According to the investigation, Bout and his partners had since the 1990s operated legitimate goods transport services between many parts of Africa, Asia, Europe, and the Middle East. A former associate called Bout “apolitical,” saying he did business with anyone who paid. Bout reportedly even helped organized a 1993 U.S.-led famine aid mission to Somalia. Bout’s epithet, “Merchant of Death”, was earned because of his well-cloaked alleged side business in supplying many of those countries with weapons of war disguised as ordinary cargo.

“The murder and mayhem of UNITA in Angola, the RUF in Sierra Leone and groups in Congo would not have been as terrible without Bout’s operations,” Peter Hain, the British Foreign Office Minister for Europe, told ICIJ in the 2002 investigation.

Bout, who speaks six languages and holds numerous passports, has always denied accusations of arms dealings and took special care to operate under the radar — exploiting loopholes in international air cargo regulations, operating out of airports with loose regulations, and weaving complicated trails of shipping stations and company facilities, according to Making a Killing.

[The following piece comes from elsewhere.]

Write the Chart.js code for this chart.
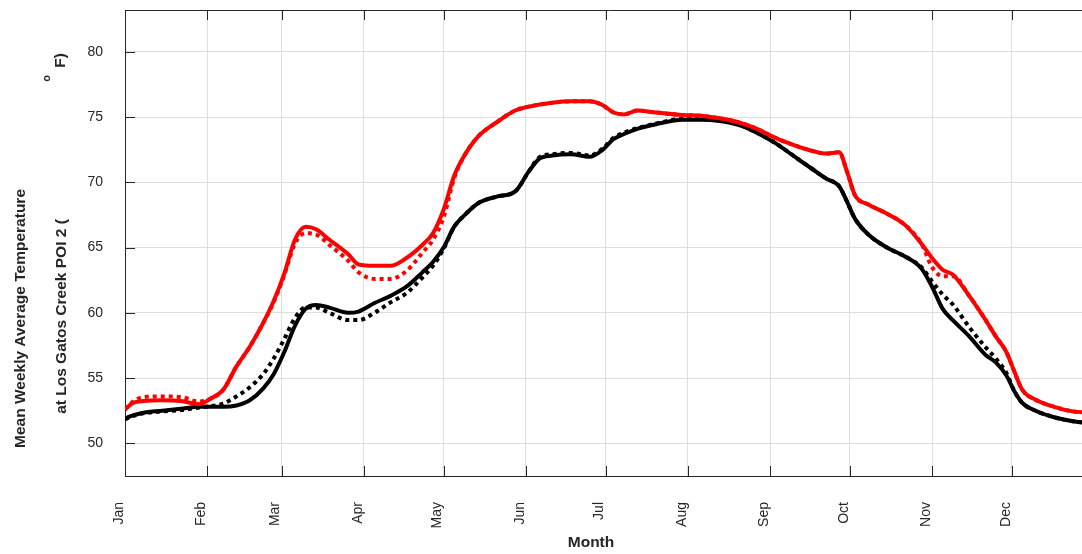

Bout’s arrest in Thailand came about as the result of a U.S. sting operation in which he allegedly agreed to sell millions of dollars worth of weapons to Drug Enforcement Administration agents posing as members of the Revolutionary Armed Forces of Colombia. His delivery to the United States came after a two-year battle with Russia over extradition rights. Bout, who had been on Interpol’s red notice list since 2002, will be tried in U.S. federal courts and could receive up to 25 years in prison if convicted. His court-appointed lawyer pleaded not guilty on his behalf.